• [Exercise task]: Give back, unchanged, the line with "Reproduce this chart with matplotlib.", the line with "plt.rcParams['font.family'] = ['Liberation", and every line between them, and no other line.

[Source records]
┌──
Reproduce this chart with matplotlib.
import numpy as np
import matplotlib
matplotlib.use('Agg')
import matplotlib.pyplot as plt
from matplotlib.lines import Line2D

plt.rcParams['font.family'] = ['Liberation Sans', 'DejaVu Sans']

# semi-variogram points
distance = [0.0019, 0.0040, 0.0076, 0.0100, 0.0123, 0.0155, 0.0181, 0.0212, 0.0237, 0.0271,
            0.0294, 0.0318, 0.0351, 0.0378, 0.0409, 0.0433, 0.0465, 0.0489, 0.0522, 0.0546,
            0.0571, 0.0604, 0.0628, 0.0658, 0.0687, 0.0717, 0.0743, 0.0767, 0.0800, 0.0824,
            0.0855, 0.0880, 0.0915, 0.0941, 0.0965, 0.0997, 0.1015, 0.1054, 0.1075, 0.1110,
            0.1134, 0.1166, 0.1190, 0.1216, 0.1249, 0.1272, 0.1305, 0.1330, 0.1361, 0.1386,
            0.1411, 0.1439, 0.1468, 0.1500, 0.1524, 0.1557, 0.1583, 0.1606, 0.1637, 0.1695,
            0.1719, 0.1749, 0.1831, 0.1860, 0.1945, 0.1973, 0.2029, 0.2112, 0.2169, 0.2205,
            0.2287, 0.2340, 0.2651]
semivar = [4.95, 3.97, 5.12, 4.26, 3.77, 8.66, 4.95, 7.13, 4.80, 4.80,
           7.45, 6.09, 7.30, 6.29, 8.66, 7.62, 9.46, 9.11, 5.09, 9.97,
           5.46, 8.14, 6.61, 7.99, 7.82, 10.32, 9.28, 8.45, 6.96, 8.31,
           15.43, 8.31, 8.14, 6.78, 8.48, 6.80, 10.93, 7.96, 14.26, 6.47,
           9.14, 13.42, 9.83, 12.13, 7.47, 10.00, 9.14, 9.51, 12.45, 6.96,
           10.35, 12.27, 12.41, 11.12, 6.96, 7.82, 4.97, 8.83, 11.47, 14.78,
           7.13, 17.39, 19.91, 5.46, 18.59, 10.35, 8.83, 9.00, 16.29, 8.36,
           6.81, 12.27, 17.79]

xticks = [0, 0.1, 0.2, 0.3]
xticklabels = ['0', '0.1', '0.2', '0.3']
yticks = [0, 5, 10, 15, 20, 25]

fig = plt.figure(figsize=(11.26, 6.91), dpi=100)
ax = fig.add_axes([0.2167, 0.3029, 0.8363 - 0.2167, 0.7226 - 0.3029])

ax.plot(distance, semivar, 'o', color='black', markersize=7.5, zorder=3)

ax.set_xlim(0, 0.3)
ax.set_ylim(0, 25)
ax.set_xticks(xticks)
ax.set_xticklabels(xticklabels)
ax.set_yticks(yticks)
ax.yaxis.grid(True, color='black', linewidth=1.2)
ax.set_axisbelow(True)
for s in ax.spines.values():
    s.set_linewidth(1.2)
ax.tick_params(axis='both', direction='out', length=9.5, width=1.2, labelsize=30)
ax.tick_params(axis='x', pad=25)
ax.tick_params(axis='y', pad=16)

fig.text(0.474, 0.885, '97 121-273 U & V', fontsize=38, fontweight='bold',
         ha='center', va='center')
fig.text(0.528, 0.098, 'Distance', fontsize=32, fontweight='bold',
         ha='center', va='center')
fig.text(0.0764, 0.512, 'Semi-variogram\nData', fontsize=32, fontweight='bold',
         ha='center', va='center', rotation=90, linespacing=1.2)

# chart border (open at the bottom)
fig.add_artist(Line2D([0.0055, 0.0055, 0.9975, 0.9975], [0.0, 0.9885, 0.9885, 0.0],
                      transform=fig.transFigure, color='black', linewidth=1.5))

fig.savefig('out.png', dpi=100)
└──
┌──
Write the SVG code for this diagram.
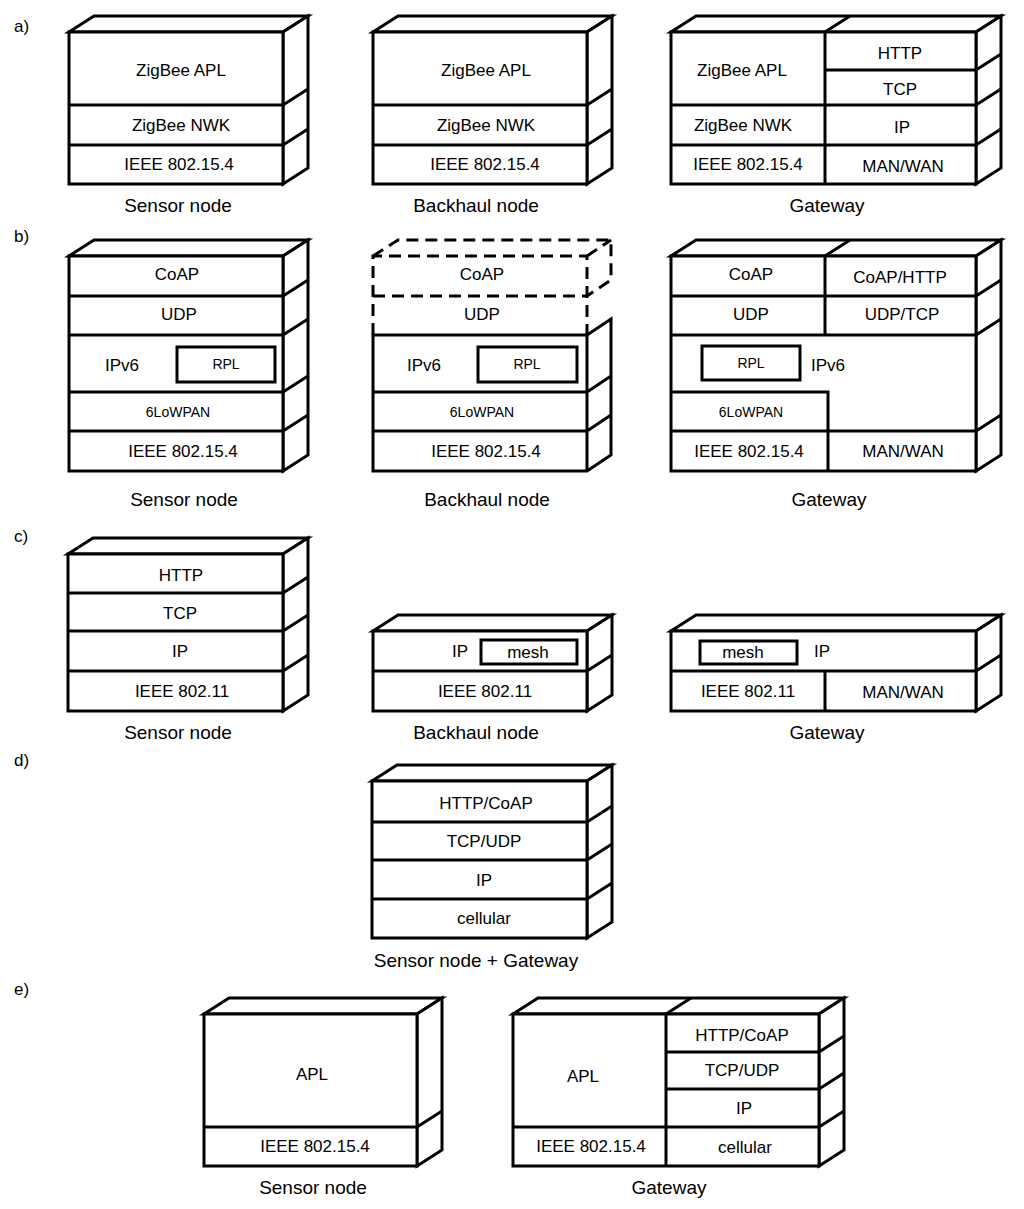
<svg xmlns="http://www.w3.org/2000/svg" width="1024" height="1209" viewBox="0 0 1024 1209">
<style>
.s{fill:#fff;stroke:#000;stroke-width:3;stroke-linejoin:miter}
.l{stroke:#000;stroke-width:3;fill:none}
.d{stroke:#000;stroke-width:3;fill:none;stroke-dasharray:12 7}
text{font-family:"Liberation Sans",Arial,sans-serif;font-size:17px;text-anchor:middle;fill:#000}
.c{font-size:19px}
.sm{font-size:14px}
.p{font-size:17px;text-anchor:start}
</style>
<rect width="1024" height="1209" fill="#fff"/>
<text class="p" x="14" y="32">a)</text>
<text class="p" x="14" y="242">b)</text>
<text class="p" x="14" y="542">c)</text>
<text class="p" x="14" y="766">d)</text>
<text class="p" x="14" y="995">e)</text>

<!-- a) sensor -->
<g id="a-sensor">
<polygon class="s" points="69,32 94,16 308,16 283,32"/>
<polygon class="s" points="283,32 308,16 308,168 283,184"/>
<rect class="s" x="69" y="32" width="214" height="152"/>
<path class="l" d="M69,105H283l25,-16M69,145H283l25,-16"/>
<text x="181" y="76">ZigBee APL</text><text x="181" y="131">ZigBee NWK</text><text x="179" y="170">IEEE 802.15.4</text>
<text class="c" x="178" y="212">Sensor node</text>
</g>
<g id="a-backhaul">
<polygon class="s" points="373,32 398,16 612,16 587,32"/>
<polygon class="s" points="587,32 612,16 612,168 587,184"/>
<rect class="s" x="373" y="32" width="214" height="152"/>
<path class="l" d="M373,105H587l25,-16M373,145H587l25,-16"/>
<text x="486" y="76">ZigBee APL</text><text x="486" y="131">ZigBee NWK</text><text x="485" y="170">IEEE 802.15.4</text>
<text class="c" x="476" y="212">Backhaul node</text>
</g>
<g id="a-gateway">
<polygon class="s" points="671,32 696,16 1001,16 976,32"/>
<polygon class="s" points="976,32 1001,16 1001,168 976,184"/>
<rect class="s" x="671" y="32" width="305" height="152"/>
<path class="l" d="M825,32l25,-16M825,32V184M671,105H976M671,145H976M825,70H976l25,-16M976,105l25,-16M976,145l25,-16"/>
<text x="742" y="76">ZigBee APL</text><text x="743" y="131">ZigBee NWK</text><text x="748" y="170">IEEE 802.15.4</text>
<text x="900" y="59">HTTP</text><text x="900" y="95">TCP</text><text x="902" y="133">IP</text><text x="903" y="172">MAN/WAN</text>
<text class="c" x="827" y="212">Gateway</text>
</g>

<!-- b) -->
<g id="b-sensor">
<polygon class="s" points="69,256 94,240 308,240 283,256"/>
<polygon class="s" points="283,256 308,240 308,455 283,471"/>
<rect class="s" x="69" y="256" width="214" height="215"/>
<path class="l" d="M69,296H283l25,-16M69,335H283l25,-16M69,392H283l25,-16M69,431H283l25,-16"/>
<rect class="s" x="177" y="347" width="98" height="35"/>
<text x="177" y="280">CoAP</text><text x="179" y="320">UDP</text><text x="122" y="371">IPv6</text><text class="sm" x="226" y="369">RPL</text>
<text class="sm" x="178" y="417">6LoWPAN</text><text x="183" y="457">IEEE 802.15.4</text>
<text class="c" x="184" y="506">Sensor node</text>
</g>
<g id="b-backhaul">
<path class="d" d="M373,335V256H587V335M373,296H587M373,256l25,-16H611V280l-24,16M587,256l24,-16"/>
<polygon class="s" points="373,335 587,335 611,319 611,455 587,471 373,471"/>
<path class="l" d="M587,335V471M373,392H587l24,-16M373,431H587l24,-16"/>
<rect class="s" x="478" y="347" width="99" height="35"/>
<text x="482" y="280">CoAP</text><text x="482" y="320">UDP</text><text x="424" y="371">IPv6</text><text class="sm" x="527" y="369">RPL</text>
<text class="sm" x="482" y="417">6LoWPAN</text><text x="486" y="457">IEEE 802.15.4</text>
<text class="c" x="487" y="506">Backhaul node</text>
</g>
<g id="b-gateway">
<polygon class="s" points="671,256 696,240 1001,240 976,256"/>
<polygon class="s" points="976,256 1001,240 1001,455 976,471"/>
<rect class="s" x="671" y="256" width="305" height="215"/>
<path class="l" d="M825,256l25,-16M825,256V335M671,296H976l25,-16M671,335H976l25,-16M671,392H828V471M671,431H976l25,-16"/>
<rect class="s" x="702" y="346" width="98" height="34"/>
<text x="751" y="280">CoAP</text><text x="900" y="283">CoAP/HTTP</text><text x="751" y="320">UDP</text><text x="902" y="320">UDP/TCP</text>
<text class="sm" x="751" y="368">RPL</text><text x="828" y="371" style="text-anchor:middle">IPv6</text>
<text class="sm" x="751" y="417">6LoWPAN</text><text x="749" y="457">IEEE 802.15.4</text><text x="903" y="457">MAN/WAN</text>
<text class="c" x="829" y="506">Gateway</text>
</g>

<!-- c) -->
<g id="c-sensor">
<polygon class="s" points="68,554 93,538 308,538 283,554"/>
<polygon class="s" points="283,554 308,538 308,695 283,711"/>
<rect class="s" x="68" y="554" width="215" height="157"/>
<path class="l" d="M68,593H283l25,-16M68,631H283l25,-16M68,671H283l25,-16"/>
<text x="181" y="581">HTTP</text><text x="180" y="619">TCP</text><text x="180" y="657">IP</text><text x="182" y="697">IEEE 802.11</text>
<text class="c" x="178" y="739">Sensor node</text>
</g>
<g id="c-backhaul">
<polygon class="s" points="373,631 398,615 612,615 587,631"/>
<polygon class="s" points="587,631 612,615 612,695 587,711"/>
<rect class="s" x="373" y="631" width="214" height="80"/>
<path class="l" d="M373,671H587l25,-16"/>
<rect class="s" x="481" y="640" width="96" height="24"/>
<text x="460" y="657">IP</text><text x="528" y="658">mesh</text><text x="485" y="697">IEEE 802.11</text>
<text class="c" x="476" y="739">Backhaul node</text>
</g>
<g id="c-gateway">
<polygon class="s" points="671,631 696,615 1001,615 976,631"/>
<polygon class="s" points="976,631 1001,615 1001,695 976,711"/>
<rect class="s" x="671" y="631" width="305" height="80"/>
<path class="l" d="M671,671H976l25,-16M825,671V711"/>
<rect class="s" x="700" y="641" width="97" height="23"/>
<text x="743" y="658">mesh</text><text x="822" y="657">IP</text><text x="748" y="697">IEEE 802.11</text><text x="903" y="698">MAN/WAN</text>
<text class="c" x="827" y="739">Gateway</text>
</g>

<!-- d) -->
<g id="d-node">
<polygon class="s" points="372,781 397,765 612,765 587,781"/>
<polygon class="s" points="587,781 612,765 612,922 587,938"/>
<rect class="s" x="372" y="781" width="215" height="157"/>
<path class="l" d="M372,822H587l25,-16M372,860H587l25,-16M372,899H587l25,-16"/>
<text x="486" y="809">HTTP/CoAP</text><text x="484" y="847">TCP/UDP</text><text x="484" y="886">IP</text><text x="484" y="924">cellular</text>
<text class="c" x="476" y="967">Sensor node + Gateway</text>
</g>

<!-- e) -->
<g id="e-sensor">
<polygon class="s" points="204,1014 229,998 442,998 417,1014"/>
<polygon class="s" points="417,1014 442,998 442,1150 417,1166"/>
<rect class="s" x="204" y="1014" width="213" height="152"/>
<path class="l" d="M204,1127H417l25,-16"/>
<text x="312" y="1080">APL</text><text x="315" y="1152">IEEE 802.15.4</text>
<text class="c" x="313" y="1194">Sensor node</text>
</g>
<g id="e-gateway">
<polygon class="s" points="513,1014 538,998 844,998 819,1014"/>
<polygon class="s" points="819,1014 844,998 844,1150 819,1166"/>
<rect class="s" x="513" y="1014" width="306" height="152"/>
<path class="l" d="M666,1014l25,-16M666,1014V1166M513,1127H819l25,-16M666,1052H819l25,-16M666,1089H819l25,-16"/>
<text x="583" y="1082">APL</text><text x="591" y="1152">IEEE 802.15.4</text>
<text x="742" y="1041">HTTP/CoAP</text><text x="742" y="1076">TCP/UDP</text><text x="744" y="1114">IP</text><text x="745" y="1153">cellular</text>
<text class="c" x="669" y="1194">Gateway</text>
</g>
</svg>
└──
• [Correct response]:
Reproduce this chart with matplotlib.
import numpy as np
import matplotlib
matplotlib.use('Agg')
import matplotlib.pyplot as plt
from matplotlib.lines import Line2D

plt.rcParams['font.family'] = ['Liberation Sans', 'DejaVu Sans']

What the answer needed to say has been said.